- [AIM]
Print exactly the lines from the first one down to the line containing "const W = 170, H = 170, frameTop = 32;", both ends included, with no pictures and nothing else.

--- Start DATA EXTRACT ---

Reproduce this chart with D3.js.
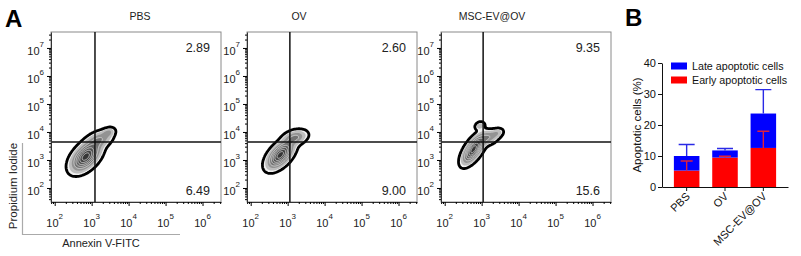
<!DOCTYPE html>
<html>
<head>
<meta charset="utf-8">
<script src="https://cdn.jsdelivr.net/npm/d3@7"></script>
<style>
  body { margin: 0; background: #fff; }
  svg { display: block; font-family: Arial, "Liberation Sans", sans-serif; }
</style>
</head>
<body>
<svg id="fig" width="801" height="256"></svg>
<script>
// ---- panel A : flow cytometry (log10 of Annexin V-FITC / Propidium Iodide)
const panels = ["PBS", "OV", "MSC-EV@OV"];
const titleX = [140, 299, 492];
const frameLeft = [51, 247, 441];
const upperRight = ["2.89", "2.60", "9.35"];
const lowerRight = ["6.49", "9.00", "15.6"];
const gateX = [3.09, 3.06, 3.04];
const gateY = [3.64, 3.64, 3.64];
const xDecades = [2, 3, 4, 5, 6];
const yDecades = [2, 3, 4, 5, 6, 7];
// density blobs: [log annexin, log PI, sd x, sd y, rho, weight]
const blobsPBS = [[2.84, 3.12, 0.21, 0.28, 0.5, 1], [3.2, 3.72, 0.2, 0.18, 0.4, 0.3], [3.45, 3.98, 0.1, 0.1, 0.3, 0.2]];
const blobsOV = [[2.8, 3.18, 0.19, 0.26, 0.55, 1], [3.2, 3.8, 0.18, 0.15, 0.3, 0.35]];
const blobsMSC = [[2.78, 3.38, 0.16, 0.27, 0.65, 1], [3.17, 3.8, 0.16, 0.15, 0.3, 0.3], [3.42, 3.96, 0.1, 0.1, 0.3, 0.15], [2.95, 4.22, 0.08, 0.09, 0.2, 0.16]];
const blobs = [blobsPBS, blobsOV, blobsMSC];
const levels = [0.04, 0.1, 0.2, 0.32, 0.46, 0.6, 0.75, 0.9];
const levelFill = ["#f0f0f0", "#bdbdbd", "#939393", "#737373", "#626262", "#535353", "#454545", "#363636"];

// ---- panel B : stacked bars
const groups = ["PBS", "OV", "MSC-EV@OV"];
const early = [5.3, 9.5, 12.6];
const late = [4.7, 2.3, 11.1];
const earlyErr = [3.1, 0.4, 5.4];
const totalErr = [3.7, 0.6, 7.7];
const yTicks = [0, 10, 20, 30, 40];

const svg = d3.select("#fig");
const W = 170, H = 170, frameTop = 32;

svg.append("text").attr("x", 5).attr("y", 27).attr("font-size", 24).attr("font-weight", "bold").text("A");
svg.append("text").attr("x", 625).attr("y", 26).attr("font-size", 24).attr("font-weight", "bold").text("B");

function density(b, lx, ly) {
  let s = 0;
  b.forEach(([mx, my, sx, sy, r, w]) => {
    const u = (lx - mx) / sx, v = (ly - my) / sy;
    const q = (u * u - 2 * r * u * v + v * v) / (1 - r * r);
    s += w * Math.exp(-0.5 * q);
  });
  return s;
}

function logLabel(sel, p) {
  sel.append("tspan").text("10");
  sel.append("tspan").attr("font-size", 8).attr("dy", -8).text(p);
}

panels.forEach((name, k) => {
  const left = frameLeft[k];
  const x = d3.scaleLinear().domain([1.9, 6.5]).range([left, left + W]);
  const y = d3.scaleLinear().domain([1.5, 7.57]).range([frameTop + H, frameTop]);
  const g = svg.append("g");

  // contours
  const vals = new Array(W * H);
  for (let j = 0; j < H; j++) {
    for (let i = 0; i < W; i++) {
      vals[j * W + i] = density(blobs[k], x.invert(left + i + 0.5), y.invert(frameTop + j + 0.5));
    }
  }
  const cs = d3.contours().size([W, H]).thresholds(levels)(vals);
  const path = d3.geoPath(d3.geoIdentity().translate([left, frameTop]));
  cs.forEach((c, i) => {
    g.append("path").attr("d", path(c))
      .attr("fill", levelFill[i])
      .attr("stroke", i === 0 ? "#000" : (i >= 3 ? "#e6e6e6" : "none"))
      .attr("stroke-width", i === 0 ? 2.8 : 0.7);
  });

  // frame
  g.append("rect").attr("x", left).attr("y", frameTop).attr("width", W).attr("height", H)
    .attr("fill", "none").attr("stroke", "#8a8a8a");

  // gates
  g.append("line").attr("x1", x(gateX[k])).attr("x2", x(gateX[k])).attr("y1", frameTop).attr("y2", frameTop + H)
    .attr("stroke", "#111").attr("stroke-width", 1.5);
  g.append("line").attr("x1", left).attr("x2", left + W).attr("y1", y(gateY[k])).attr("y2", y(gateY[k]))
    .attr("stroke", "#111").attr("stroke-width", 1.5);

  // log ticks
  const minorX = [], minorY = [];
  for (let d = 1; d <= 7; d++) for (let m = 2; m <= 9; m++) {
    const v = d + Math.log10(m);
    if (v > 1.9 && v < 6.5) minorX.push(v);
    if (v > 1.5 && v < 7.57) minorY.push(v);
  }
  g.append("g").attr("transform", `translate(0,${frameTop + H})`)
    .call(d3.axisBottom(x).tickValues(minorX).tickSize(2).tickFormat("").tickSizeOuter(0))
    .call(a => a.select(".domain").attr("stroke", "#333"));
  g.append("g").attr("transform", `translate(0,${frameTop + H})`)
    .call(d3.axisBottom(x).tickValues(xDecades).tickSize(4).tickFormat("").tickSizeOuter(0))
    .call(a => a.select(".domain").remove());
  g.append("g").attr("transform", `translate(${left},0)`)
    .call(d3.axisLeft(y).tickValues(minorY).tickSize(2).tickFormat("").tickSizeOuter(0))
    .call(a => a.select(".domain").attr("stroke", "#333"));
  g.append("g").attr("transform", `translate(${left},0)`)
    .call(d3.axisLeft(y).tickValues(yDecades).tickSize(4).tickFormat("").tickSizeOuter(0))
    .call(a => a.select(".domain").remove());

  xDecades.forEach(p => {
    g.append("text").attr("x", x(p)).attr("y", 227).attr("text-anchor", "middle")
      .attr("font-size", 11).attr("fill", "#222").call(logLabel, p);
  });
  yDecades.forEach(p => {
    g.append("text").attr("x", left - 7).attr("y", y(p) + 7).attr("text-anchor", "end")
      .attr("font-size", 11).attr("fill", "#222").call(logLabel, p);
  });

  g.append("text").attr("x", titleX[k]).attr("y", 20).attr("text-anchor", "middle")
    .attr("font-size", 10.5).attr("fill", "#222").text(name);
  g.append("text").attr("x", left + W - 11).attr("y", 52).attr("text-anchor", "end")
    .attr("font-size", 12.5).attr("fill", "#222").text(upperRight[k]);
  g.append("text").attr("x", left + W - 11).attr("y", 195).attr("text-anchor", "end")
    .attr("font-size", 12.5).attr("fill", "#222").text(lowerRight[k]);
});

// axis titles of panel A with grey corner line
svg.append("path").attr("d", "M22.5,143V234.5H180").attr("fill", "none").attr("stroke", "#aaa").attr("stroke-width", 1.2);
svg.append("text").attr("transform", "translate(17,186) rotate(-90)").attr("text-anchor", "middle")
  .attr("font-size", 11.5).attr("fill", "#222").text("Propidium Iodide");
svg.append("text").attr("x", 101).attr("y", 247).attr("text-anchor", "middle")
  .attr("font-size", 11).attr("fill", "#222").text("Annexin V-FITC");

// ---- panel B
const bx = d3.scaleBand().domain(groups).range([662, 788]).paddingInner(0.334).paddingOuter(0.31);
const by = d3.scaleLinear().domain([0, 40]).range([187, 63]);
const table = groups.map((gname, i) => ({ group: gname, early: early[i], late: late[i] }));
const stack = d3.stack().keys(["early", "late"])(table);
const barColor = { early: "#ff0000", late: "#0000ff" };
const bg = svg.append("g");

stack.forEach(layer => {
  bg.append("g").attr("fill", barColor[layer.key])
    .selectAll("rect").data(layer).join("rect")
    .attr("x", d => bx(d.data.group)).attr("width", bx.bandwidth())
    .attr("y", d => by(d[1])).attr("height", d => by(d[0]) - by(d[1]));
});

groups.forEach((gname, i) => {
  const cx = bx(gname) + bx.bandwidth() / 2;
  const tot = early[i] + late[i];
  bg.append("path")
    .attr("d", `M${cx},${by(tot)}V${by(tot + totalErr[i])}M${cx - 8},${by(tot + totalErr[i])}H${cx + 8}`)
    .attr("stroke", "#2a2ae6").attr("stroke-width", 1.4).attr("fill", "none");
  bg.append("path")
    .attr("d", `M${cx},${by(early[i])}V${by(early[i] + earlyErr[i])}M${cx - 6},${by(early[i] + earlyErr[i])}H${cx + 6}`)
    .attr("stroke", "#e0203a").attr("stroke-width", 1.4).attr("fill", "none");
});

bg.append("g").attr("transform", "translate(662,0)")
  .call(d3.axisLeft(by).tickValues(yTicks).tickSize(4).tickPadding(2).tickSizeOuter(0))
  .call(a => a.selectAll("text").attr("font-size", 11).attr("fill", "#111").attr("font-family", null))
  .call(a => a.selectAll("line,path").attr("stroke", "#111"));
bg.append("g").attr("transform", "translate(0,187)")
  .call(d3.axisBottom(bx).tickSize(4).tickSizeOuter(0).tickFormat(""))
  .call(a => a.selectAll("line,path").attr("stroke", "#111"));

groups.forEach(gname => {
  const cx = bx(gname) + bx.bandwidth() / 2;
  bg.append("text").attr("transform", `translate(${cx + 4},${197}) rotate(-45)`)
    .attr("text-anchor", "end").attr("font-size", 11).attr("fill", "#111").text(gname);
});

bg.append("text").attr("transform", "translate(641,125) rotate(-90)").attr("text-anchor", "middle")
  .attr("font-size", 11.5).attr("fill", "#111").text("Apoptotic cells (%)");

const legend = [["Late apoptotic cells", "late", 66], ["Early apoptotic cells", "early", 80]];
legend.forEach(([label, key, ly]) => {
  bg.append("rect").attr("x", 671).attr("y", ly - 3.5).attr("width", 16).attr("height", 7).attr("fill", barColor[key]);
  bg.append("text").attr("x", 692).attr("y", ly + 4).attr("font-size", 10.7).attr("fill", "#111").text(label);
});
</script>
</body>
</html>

--- End DATA EXTRACT ---

- [WORKED ANSWER]
Reproduce this chart with D3.js.
<!DOCTYPE html>
<html>
<head>
<meta charset="utf-8">
<script src="https://cdn.jsdelivr.net/npm/d3@7"></script>
<style>
  body { margin: 0; background: #fff; }
  svg { display: block; font-family: Arial, "Liberation Sans", sans-serif; }
</style>
</head>
<body>
<svg id="fig" width="801" height="256"></svg>
<script>
// ---- panel A : flow cytometry (log10 of Annexin V-FITC / Propidium Iodide)
const panels = ["PBS", "OV", "MSC-EV@OV"];
const titleX = [140, 299, 492];
const frameLeft = [51, 247, 441];
const upperRight = ["2.89", "2.60", "9.35"];
const lowerRight = ["6.49", "9.00", "15.6"];
const gateX = [3.09, 3.06, 3.04];
const gateY = [3.64, 3.64, 3.64];
const xDecades = [2, 3, 4, 5, 6];
const yDecades = [2, 3, 4, 5, 6, 7];
// density blobs: [log annexin, log PI, sd x, sd y, rho, weight]
const blobsPBS = [[2.84, 3.12, 0.21, 0.28, 0.5, 1], [3.2, 3.72, 0.2, 0.18, 0.4, 0.3], [3.45, 3.98, 0.1, 0.1, 0.3, 0.2]];
const blobsOV = [[2.8, 3.18, 0.19, 0.26, 0.55, 1], [3.2, 3.8, 0.18, 0.15, 0.3, 0.35]];
const blobsMSC = [[2.78, 3.38, 0.16, 0.27, 0.65, 1], [3.17, 3.8, 0.16, 0.15, 0.3, 0.3], [3.42, 3.96, 0.1, 0.1, 0.3, 0.15], [2.95, 4.22, 0.08, 0.09, 0.2, 0.16]];
const blobs = [blobsPBS, blobsOV, blobsMSC];
const levels = [0.04, 0.1, 0.2, 0.32, 0.46, 0.6, 0.75, 0.9];
const levelFill = ["#f0f0f0", "#bdbdbd", "#939393", "#737373", "#626262", "#535353", "#454545", "#363636"];

// ---- panel B : stacked bars
const groups = ["PBS", "OV", "MSC-EV@OV"];
const early = [5.3, 9.5, 12.6];
const late = [4.7, 2.3, 11.1];
const earlyErr = [3.1, 0.4, 5.4];
const totalErr = [3.7, 0.6, 7.7];
const yTicks = [0, 10, 20, 30, 40];

const svg = d3.select("#fig");
const W = 170, H = 170, frameTop = 32;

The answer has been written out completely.